A. BOARD REVIEW OF ATTORNEY FEE AWARDS MADE BELOW

3. TIME FOR FILING FEE PETITION

"The application shall be filed and served upon the claimant and all other parties within the time limits allowed by the deputy commissioner, administrative law judge, or appropriate appellate tribunal." 20 C.F.R. §725.366(a).

Section 725.366(a) provides the adjudicatory officer or appropriate appellate tribunal with the discretion to mandate a time limitation for the filing of a fee application. Bankes v. Director, OWCP, 765 F.2d 81, 8 BLR 2-1 (6th Cir. 1985), aff'g, 7 BLR 1-102 (1984); Bradley v. Director, OWCP, 8 BLR 1-418 (1985); cf. Paynter v. Director, OWCP, 9 BLR 1-190 (1986).

CASE LISTINGS

[Sixth Circuit held district director did not abuse discretion in refusing to consider fee petition filed more than fourteen months after time allotted] Bankes v. Director, OWCP, 765 F.2d 81, 8 BLR 2-1 (6th Cir. 1985), aff'g, 7 BLR 1-102 (1984).

[fifteen-day limit not unreasonable in light of twenty-one months elapsed after award of benefits; within district director's discretion to refuse to consider fee petition] Bradley v. Director, OWCP, 8 BLR 1-418 (1985).

DIGESTS

The Board found the district director abused his discretion in denying all attorney fees because the fee petition was received thirty days past expiration of the date set for filing. The Board indicated that the loss of an attorney fee is a harsh result that should not be imposed except in the most extreme circumstances.

Cf. Paynter v. Director, OWCP, 9 BLR 1-190 (1986).

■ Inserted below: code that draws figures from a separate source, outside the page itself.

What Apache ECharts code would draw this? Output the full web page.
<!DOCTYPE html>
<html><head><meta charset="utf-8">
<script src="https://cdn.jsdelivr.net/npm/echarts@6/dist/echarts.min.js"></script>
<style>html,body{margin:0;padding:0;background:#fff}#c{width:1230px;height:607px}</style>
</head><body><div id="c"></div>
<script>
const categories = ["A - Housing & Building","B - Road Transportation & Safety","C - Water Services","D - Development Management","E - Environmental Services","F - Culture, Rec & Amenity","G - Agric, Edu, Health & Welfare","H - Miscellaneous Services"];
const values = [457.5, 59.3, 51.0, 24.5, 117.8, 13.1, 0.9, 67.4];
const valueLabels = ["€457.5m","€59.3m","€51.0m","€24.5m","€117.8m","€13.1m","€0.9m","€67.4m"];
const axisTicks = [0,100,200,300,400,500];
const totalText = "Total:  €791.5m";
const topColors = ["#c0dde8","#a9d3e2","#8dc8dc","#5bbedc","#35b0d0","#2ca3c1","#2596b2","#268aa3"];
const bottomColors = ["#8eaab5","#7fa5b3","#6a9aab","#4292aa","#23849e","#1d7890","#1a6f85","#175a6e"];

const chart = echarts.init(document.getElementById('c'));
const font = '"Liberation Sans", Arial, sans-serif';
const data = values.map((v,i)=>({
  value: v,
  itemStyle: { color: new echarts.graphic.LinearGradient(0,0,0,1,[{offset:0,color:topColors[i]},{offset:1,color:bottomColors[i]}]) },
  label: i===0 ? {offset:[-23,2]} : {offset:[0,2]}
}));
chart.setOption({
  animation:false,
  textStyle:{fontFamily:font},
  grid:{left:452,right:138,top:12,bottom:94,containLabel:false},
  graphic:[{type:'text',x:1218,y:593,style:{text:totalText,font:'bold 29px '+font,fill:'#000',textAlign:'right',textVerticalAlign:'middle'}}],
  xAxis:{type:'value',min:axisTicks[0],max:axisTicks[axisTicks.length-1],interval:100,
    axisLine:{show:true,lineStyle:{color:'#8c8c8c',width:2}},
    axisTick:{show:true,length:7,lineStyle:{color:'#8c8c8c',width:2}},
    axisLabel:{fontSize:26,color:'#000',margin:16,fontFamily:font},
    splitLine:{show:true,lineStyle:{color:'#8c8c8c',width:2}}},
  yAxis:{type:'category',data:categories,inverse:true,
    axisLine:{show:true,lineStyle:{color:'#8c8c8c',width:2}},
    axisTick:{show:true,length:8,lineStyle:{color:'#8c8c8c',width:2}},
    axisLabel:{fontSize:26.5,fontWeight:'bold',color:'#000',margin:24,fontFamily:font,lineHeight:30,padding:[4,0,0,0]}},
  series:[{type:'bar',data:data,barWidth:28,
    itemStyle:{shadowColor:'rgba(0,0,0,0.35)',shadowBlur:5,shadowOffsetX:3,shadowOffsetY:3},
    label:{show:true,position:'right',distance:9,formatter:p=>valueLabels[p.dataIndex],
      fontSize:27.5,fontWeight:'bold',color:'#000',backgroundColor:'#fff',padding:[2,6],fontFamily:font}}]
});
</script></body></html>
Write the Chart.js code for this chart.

Where a fee petition is granted in full without a request for enhancement due to delay, and no request for reconsideration or appeal regarding the fee petition is taken within the prescribed thirty-day period, the order becomes final. Thus, the administrative law judge has no jurisdiction to consider counsel's motion for enhancement due to delay, which was submitted to the administrative law judge two years later. Such a motion is tantamount to a collateral attack on a final order. Therefore, enhancement is improper in these circumstances. Bennett v. Director, OWCP, 17 BLR 1-72 (1992).